TASK ▸ Nothing outside the range from the line with "Generate a web" to the line with "15, 20, 25];" belongs in the copy, and no pictures do either; repeat that range exactly.

DATA FOR THE TASK ▸
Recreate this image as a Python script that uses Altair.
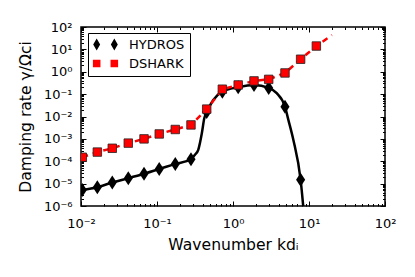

==

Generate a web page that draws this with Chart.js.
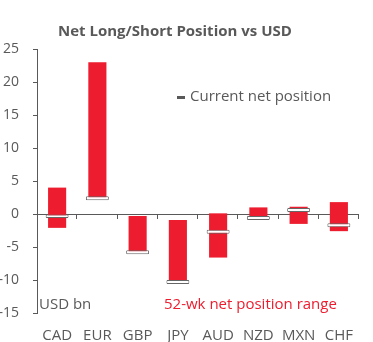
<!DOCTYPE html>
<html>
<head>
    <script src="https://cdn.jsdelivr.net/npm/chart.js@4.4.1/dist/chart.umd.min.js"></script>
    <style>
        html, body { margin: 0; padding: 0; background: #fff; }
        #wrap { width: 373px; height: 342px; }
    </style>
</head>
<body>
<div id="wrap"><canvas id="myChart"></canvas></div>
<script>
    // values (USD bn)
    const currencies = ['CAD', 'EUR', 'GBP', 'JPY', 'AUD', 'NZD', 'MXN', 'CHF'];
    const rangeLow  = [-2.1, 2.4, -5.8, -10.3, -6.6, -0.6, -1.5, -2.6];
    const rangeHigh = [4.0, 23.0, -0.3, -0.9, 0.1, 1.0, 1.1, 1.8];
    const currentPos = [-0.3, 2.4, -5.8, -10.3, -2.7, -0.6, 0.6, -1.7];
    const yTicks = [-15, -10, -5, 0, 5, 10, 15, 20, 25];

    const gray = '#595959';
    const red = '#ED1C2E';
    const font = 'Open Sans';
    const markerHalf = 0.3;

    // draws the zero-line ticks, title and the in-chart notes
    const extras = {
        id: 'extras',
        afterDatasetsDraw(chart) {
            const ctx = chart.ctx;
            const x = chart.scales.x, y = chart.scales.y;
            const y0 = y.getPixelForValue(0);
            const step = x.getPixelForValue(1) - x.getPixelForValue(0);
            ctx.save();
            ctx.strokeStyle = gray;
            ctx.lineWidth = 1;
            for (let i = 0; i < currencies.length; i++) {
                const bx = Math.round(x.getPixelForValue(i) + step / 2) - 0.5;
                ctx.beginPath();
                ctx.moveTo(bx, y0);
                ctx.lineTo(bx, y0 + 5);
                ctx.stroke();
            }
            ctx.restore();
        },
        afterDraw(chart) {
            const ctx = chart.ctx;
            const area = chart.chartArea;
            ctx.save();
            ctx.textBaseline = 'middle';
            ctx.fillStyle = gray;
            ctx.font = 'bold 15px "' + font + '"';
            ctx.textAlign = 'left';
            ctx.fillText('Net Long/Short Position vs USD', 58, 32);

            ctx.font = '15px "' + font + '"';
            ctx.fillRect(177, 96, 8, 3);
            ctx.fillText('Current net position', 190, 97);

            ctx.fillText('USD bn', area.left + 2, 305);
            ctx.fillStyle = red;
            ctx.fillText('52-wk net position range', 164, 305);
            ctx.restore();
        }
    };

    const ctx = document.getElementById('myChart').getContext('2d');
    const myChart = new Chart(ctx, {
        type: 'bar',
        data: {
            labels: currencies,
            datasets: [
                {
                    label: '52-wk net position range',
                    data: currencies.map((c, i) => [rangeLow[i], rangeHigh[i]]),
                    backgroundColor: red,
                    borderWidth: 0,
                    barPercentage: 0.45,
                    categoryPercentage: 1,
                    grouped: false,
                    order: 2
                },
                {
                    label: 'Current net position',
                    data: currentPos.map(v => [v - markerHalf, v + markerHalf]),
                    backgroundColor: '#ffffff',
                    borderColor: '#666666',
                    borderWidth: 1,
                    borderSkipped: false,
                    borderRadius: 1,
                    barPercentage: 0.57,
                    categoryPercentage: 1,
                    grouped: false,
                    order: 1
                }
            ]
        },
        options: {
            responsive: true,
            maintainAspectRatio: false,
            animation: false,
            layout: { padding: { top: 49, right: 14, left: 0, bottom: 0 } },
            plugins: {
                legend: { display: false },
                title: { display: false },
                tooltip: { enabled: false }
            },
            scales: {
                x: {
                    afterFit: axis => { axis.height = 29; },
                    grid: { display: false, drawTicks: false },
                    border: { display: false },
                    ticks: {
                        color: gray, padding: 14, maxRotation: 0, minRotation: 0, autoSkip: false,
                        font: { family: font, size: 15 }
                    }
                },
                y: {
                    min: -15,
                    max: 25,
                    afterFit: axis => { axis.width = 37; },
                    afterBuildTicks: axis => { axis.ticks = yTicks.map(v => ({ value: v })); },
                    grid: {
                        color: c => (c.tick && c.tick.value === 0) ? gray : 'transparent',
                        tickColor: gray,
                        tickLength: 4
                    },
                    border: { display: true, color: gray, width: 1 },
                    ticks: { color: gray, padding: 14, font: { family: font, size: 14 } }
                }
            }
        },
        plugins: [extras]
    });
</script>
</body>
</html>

OUTPUT ▸
Generate a web page that draws this with Chart.js.
<!DOCTYPE html>
<html>
<head>
    <script src="https://cdn.jsdelivr.net/npm/chart.js@4.4.1/dist/chart.umd.min.js"></script>
    <style>
        html, body { margin: 0; padding: 0; background: #fff; }
        #wrap { width: 373px; height: 342px; }
    </style>
</head>
<body>
<div id="wrap"><canvas id="myChart"></canvas></div>
<script>
    // values (USD bn)
    const currencies = ['CAD', 'EUR', 'GBP', 'JPY', 'AUD', 'NZD', 'MXN', 'CHF'];
    const rangeLow  = [-2.1, 2.4, -5.8, -10.3, -6.6, -0.6, -1.5, -2.6];
    const rangeHigh = [4.0, 23.0, -0.3, -0.9, 0.1, 1.0, 1.1, 1.8];
    const currentPos = [-0.3, 2.4, -5.8, -10.3, -2.7, -0.6, 0.6, -1.7];
    const yTicks = [-15, -10, -5, 0, 5, 10, 15, 20, 25];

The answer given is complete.